• INSTRUCTION:
Print only the lines from the top of the data through the line with "const yMajorTicks = [0, 500, 1000, 1500, 2000, 2500];", both included, skipping every picture.
— start DATASET EXTRACT —
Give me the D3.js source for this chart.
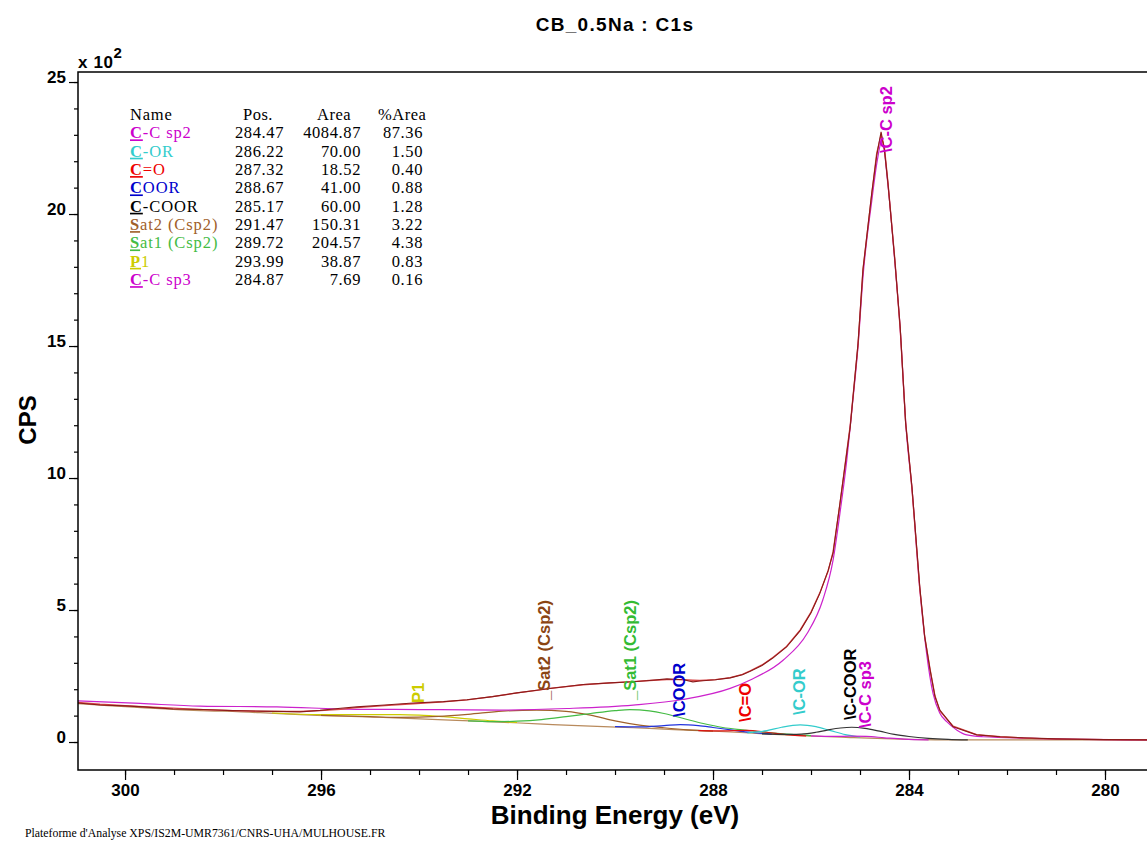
<!DOCTYPE html>
<html><head><meta charset="utf-8">
<script src="https://cdn.jsdelivr.net/npm/d3@7"></script>
<style>body{margin:0;background:#fff}svg{display:block}</style>
</head><body><svg id="c" width="1147" height="841"></svg>
<script>
// ---------- data ----------
const chartTitle = "CB_0.5Na : C1s";
const xLabel = "Binding Energy (eV)";
const yLabel = "CPS";
const footer = "Plateforme d'Analyse XPS/IS2M-UMR7361/CNRS-UHA/MULHOUSE.FR";
const xMajorTicks = [300, 296, 292, 288, 284, 280];
const yMajorTicks = [0, 500, 1000, 1500, 2000, 2500];

// measured spectrum and fit envelope
const dataBE = [300.98,300.51,300.0,299.63,299.02,298.4,297.8,297.2,296.43,296.02,295.6,295.27,294.7,294.12,293.5,293.02,292.5,292.0,291.6,291.33,290.65,290.1,289.63,289.3,288.94,288.6,288.41,288.27,287.95,287.65,287.4,287.24,287.0,286.78,286.5,286.22,286.0,285.82,285.65,285.55,285.41,285.27,285.2,285.04,284.94,284.76,284.66,284.57,284.5,284.43,284.29,284.18,284.07,283.94,283.78,283.68,283.57,283.47,283.37,283.1,282.62,282.14,281.67,281.0,280.0,279.0];
const dataCPS = [148,140,137,133,125,123,119,117,114,120,128,133,140,148,153,160,172,186,196,203,218,224,228,233,239,236,228,231,236,243,255,268,290,318,360,422,490,563,650,715,904,1095,1193,1511,1788,2080,2220,2311,2240,2117,1826,1572,1210,967,588,399,273,172,121,58,27,20,16,12,9,8];
const fitCPS = [150,143,138,134,128,123,119,116,116,119,124,130,138,145,152,160,172,186,196,203,217,224,229,233,236,236,234,233,236,244,256,270,292,320,362,425,492,565,648,720,900,1100,1200,1505,1790,2075,2230,2300,2250,2120,1830,1565,1215,960,580,400,275,175,118,60,28,20,15,11,9,8];

// background
const bgBE  = [300.98,299.02,297.24,296.08,294.86,293.98,292.96,291.94,291.27,290.5,289.63,288.9,288.27,287.65,287.04,286.22,285.2,284.18,283.16,279.0];
const bgCPS = [146,124,111,101,94,88,80,72,66,60,54,48,43,38,32,24,17,11,8,8];

// components (background + peak)
const ccsp2BE  = [300.98,299.69,298.47,296.9,295.27,293.98,292.35,290.98,289.63,288.61,287.65,287.24,286.57,286.08,285.76,285.55,285.41,285.27,285.16,285.04,284.94,284.76,284.65,284.55,284.43,284.29,284.18,284.06,283.94,283.78,283.51,283.37,283.23,283.02,282.82,282.49,281.5,279.0];
const ccsp2CPS = [156,146,136,133,124,123,121,127,140,161,203,235,310,411,538,689,866,1068,1268,1500,1760,2050,2200,2280,2110,1820,1565,1190,960,580,184,109,77,45,27,20,14,8];
const sat2BE  = [296.0,295.0,294.4,293.6,293.0,292.3,291.6,291.0,290.5,290.0,289.5,289.0,288.5,288.0];
const sat2CPS = [101,96,93,97,105,117,121,116,102,80,64,54,46,41];
const sat1BE  = [293.0,292.5,292.0,291.5,291.0,290.5,290.0,289.7,289.3,289.0,288.6,288.2,287.8,287.4,287.0,286.5,286.0];
const sat1CPS = [80,77,79,85,96,108,119,123,118,108,89,70,55,46,38,30,24];
const p1BE  = [297.0,296.0,295.0,294.4,293.99,293.5,293.0,292.5,292.0];
const p1CPS = [110,104,104,104,102,96,88,80,74];
const coorBE  = [290.0,289.5,289.0,288.67,288.3,288.0,287.6,287.2,286.8];
const coorCPS = [58,57,62,66,62,55,45,36,30];
const coBE  = [288.3,287.8,287.32,286.9,286.5,286.1];
const coCPS = [43,42,44,37,28,23];
const corBE  = [287.3,286.9,286.6,286.22,285.9,285.6,285.3,285.0];
const corCPS = [35,43,56,65,58,43,28,19];
const ccoorBE  = [287.0,286.4,286.2,285.9,285.67,285.4,285.17,284.9,284.6,284.3,284.0,283.6,283.2,282.8];
const ccoorCPS = [31,29,30,37,45,53,56,52,41,29,21,14,10,8];
const ccsp3BE  = [286.0,285.5,285.2,284.87,284.5,284.1,283.6];
const ccsp3CPS = [23,21,22,21,16,11,8];

// peak table
const compNames  = ["C-C sp2","C-OR","C=O","COOR","C-COOR","Sat2 (Csp2)","Sat1 (Csp2)","P1","C-C sp3"];
const compPos    = ["284.47","286.22","287.32","288.67","285.17","291.47","289.72","293.99","284.87"];
const compArea   = ["4084.87","70.00","18.52","41.00","60.00","150.31","204.57","38.87","7.69"];
const compPct    = ["87.36","1.50","0.40","0.88","1.28","3.22","4.38","0.83","0.16"];
const compColors = ["#cc00cc","#33cccc","#ee0000","#0000cc","#000000","#a0602a","#44bb44","#cccc00","#cc00cc"];

// peak labels on the plot
const peakLabels   = ["\\C-C sp2","_Sat2 (Csp2)","_Sat1 (Csp2)","\\COOR","\\C=O","\\C-OR","\\C-COOR","\\C-C sp3","P1"];
const peakLabelBE  = [284.35,291.33,289.57,288.57,287.22,286.12,285.08,284.78,293.9];
const peakLabelCPS = [2231,159,159,95,76,102,83,53,148];
const peakLabelColors = ["#cc00cc","#8b4513","#33bb33","#0000cc","#ee0000","#33cccc","#000000","#cc00cc","#cccc00"];

// ---------- drawing ----------
const svg = d3.select("#c");
const SANS = "'Liberation Sans', Arial, sans-serif";
const SERIF = "'Liberation Serif', 'Times New Roman', serif";

const x = d3.scaleLinear().domain([300.96, 279.0]).range([78, 1154]);
const y = d3.scaleLinear().domain([-106, 2538]).range([770, 72]);
const [xL, xR] = x.range();
const [yB, yT] = y.range();

svg.append("defs").append("clipPath").attr("id","clip")
  .append("rect").attr("x", xL).attr("y", yT).attr("width", xR - xL).attr("height", yB - yT);

const zip = (a, b) => a.map((v, i) => [v, b[i]]);
const line = d3.line().x(d => x(d[0])).y(d => y(d[1])).curve(d3.curveMonotoneX);
const lineLin = d3.line().x(d => x(d[0])).y(d => y(d[1]));

const g = svg.append("g").attr("clip-path", "url(#clip)");
const series = [
  [bgBE, bgCPS, "#b88a5c"],
  [p1BE, p1CPS, "#cccc00"],
  [sat2BE, sat2CPS, "#a0602a"],
  [sat1BE, sat1CPS, "#44bb44"],
  [coorBE, coorCPS, "#2233dd"],
  [coBE, coCPS, "#dd1111"],
  [corBE, corCPS, "#33cccc"],
  [ccoorBE, ccoorCPS, "#333333"],
  [ccsp3BE, ccsp3CPS, "#cc22cc"],
  [ccsp2BE, ccsp2CPS, "#cc22cc"]
];
series.forEach(([be, c, col]) => {
  g.append("path").attr("d", line(zip(be, c))).attr("fill","none").attr("stroke", col).attr("stroke-width", 1.2);
});
g.append("path").attr("d", lineLin(zip(dataBE, fitCPS))).attr("fill","none").attr("stroke","#d84848").attr("stroke-width",1.3);
g.append("path").attr("d", lineLin(zip(dataBE, dataCPS))).attr("fill","none").attr("stroke","#8b1a1a").attr("stroke-width",1.1);

// peak labels
peakLabels.forEach((t, i) => {
  svg.append("text")
    .attr("transform", `translate(${x(peakLabelBE[i])},${y(peakLabelCPS[i])}) rotate(-90)`)
    .attr("font-family", SANS).attr("font-weight", "bold").attr("font-size", 16.5)
    .attr("fill", peakLabelColors[i]).text(t);
});

// frame
svg.append("rect").attr("x", xL).attr("y", yT).attr("width", xR - xL).attr("height", yB - yT)
  .attr("fill","none").attr("stroke","#000").attr("stroke-width",1.5);

// axes
const yAxis = svg.append("g").attr("transform", `translate(${xL},0)`)
  .call(d3.axisLeft(y).tickValues(yMajorTicks).tickSize(9).tickPadding(3).tickFormat(d => d / 100));
const yMinor = svg.append("g").attr("transform", `translate(${xL},0)`)
  .call(d3.axisLeft(y).tickValues(d3.range(0, 2501, 100)).tickSize(4).tickFormat(""));
const xAxis = svg.append("g").attr("transform", `translate(0,${yB})`)
  .call(d3.axisBottom(x).tickValues(xMajorTicks).tickSize(10).tickPadding(4).tickFormat(d3.format("d")));
const xMinor = svg.append("g").attr("transform", `translate(0,${yB})`)
  .call(d3.axisBottom(x).tickValues(d3.range(280, 301, 1)).tickSize(5).tickFormat(""));
[yAxis, yMinor, xAxis, xMinor].forEach(a => {
  a.select(".domain").remove();
  a.selectAll("line").attr("stroke","#000").attr("stroke-width",1.2);
  a.selectAll("text").attr("font-family", SANS).attr("font-weight","bold").attr("font-size",17).attr("fill","#000");
});
yAxis.selectAll("text").attr("dy", "0.02em");

// exponent label
const ex = svg.append("text").attr("x", xL).attr("y", 68).attr("font-family", SANS)
  .attr("font-weight","bold").attr("font-size",17).attr("letter-spacing",0.6).attr("fill","#000");
ex.append("tspan").text("x 10");
ex.append("tspan").attr("dy",-10).attr("font-size",15).text("2");

// title, axis labels, footer
svg.append("text").attr("x", 615).attr("y", 31).attr("text-anchor","middle")
  .attr("font-family", SANS).attr("font-weight","bold").attr("font-size",19).attr("letter-spacing",1.3).text(chartTitle);
svg.append("text").attr("x", 615).attr("y", 824).attr("text-anchor","middle")
  .attr("font-family", SANS).attr("font-weight","bold").attr("font-size",26).text(xLabel);
svg.append("text").attr("transform","translate(36,420) rotate(-90)").attr("text-anchor","middle")
  .attr("font-family", SANS).attr("font-weight","bold").attr("font-size",24).text(yLabel);
svg.append("text").attr("x", 25).attr("y", 837).attr("font-family", SERIF).attr("font-size",11.8).text(footer);

// peak table
const tbl = svg.append("g").attr("font-family", SERIF).attr("font-size", 16.5);
const hdrY = 120, rowH = 18.35;
tbl.append("text").attr("x",130).attr("y",hdrY).attr("letter-spacing",0.8).text("Name");
tbl.append("text").attr("x",243).attr("y",hdrY).attr("letter-spacing",0.5).text("Pos.");
tbl.append("text").attr("x",317).attr("y",hdrY).attr("letter-spacing",0.5).text("Area");
tbl.append("text").attr("x",378).attr("y",hdrY).attr("letter-spacing",0.5).text("%Area");
compNames.forEach((n, i) => {
  const yy = hdrY + rowH * (i + 1);
  const t = tbl.append("text").attr("x",130).attr("y",yy).attr("fill", compColors[i]).attr("letter-spacing",0.9);
  t.append("tspan").attr("font-weight","bold").style("text-decoration","underline").text(n[0]);
  t.append("tspan").text(n.slice(1));
  tbl.append("text").attr("x",284).attr("y",yy).attr("text-anchor","end").attr("letter-spacing",0.6).text(compPos[i]);
  tbl.append("text").attr("x",361).attr("y",yy).attr("text-anchor","end").attr("letter-spacing",0.6).text(compArea[i]);
  tbl.append("text").attr("x",423).attr("y",yy).attr("text-anchor","end").attr("letter-spacing",0.6).text(compPct[i]);
});
</script></body></html>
— end DATASET EXTRACT —
• ANSWER TO THIS EXERCISE:
Give me the D3.js source for this chart.
<!DOCTYPE html>
<html><head><meta charset="utf-8">
<script src="https://cdn.jsdelivr.net/npm/d3@7"></script>
<style>body{margin:0;background:#fff}svg{display:block}</style>
</head><body><svg id="c" width="1147" height="841"></svg>
<script>
// ---------- data ----------
const chartTitle = "CB_0.5Na : C1s";
const xLabel = "Binding Energy (eV)";
const yLabel = "CPS";
const footer = "Plateforme d'Analyse XPS/IS2M-UMR7361/CNRS-UHA/MULHOUSE.FR";
const xMajorTicks = [300, 296, 292, 288, 284, 280];
const yMajorTicks = [0, 500, 1000, 1500, 2000, 2500];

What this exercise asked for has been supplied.